↓

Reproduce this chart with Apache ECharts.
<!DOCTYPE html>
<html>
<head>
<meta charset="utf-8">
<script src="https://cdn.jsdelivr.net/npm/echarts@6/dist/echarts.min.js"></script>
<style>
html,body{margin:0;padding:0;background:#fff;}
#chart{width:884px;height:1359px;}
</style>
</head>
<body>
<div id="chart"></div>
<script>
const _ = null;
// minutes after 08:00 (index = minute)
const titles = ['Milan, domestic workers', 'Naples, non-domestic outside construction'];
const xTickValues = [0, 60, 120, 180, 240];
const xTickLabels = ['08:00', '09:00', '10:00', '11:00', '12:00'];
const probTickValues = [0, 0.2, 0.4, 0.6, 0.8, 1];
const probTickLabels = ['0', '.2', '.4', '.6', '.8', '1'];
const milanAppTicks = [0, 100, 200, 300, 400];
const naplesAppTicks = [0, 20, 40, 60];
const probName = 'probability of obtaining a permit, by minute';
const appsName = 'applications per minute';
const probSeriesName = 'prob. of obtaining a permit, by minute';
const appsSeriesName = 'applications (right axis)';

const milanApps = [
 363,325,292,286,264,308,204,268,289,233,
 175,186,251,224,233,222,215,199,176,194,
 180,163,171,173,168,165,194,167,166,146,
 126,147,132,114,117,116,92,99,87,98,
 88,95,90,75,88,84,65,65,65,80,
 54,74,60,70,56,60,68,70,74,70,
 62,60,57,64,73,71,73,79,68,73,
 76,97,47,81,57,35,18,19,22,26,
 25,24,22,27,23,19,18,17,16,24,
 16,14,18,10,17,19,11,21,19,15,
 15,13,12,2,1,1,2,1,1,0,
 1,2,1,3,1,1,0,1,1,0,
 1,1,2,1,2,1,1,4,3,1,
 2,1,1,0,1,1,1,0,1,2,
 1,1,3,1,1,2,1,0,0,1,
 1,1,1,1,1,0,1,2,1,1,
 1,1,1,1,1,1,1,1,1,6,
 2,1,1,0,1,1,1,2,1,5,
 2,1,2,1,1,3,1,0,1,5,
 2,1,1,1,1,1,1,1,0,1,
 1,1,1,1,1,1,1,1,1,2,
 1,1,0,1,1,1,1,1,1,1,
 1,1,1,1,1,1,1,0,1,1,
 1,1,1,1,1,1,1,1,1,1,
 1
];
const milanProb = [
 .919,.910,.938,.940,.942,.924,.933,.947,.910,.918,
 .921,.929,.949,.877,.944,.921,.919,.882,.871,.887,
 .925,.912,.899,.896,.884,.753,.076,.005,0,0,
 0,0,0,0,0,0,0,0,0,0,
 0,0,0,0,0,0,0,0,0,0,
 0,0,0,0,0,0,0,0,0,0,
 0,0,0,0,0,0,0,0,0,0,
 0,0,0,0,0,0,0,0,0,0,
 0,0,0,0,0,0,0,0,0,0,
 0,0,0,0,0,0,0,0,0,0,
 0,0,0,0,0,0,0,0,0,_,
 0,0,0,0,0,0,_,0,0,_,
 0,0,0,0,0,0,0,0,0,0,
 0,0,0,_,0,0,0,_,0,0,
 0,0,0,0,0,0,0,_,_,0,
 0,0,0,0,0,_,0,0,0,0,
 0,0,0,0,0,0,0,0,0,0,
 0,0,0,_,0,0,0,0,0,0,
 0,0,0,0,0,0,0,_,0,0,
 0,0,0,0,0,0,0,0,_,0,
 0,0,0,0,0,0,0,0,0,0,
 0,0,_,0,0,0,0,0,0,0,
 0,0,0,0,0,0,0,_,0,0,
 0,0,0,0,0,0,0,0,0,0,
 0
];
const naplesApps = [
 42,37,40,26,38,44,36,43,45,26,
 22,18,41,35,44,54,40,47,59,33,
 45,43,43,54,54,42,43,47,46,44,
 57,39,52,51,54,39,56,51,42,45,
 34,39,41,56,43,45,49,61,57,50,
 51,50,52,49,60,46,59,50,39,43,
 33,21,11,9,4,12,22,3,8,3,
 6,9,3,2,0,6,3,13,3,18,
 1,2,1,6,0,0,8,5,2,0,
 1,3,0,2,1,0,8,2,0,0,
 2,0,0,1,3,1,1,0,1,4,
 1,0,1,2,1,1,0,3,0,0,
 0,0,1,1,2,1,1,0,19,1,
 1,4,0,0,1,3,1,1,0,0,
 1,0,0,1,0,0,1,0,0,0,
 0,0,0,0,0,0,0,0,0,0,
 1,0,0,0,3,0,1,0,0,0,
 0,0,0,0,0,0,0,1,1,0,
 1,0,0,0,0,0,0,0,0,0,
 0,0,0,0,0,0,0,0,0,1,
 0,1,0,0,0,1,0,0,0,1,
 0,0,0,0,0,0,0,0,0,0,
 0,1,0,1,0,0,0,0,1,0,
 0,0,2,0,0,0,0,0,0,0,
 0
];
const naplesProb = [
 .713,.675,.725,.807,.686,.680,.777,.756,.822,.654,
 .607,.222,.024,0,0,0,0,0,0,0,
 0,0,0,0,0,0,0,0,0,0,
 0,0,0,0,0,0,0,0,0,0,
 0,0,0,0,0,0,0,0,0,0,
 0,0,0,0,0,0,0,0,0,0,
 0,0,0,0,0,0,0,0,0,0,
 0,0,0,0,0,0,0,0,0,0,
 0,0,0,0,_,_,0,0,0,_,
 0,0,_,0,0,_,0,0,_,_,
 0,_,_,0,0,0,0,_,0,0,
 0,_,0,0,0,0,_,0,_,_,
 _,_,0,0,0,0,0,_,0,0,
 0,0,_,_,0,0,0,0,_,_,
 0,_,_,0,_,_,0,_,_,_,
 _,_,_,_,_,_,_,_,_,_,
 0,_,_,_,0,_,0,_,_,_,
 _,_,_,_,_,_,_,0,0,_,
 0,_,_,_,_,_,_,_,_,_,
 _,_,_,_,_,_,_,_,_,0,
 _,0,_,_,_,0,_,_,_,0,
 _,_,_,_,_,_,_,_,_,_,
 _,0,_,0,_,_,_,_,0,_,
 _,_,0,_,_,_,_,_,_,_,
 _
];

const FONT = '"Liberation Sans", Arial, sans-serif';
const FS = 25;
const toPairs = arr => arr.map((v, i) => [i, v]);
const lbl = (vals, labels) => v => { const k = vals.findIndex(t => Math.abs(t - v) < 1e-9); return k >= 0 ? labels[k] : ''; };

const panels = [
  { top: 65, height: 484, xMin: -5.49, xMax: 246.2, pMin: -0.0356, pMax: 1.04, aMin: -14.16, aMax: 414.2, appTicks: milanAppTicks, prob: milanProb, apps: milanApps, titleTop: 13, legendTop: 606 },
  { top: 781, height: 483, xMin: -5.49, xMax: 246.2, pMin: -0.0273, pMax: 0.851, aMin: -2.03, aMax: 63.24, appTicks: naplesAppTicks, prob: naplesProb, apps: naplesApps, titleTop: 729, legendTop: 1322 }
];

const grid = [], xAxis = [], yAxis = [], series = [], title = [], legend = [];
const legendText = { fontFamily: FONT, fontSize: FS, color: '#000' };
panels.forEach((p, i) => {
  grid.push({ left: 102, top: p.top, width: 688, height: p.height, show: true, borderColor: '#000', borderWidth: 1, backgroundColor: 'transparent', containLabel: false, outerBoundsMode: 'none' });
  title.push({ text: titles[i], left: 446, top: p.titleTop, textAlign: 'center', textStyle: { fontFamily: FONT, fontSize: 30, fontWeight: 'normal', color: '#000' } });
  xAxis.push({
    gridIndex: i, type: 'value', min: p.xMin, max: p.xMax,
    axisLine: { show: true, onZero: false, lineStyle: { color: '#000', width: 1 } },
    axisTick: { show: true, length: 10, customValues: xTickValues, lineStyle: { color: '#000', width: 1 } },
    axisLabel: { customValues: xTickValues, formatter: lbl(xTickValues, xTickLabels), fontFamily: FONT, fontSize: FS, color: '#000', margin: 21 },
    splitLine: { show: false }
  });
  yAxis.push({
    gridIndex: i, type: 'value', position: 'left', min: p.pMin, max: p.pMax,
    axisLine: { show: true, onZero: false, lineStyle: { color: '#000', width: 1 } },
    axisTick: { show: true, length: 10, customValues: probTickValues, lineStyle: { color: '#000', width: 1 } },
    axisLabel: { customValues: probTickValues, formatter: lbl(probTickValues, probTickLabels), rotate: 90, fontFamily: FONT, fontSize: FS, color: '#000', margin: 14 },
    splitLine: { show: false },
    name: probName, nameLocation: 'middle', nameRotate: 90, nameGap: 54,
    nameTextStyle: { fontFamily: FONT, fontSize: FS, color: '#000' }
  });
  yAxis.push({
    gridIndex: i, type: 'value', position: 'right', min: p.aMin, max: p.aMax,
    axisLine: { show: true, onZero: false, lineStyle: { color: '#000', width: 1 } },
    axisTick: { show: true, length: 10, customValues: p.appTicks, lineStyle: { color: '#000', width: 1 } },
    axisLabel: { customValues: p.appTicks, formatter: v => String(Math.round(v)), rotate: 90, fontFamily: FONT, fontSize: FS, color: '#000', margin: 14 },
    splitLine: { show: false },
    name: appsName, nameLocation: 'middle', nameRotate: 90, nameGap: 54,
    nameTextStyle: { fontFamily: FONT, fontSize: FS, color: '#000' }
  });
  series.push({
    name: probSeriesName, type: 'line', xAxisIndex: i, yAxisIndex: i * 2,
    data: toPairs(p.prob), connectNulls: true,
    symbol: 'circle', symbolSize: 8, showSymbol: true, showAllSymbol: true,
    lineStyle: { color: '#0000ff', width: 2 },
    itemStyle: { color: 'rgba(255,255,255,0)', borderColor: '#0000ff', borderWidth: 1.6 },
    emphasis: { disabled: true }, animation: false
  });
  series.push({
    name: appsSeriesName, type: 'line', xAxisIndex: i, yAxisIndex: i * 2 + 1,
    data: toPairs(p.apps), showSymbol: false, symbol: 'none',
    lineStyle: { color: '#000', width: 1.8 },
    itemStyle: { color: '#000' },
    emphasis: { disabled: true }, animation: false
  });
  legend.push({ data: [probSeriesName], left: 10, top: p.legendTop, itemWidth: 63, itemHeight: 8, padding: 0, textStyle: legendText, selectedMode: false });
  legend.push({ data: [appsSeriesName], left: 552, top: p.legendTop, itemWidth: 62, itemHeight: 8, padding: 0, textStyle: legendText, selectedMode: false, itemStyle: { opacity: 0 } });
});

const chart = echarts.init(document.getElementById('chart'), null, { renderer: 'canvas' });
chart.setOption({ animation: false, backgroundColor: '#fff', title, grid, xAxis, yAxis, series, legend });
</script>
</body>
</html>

↑

→ The problem:
Produce the lines from the top of the listing through the "const appsSeriesName = 'applications" line exactly as they appear, with no additional output.

→ Correct output:
Reproduce this chart with Apache ECharts.
<!DOCTYPE html>
<html>
<head>
<meta charset="utf-8">
<script src="https://cdn.jsdelivr.net/npm/echarts@6/dist/echarts.min.js"></script>
<style>
html,body{margin:0;padding:0;background:#fff;}
#chart{width:884px;height:1359px;}
</style>
</head>
<body>
<div id="chart"></div>
<script>
const _ = null;
// minutes after 08:00 (index = minute)
const titles = ['Milan, domestic workers', 'Naples, non-domestic outside construction'];
const xTickValues = [0, 60, 120, 180, 240];
const xTickLabels = ['08:00', '09:00', '10:00', '11:00', '12:00'];
const probTickValues = [0, 0.2, 0.4, 0.6, 0.8, 1];
const probTickLabels = ['0', '.2', '.4', '.6', '.8', '1'];
const milanAppTicks = [0, 100, 200, 300, 400];
const naplesAppTicks = [0, 20, 40, 60];
const probName = 'probability of obtaining a permit, by minute';
const appsName = 'applications per minute';
const probSeriesName = 'prob. of obtaining a permit, by minute';
const appsSeriesName = 'applications (right axis)';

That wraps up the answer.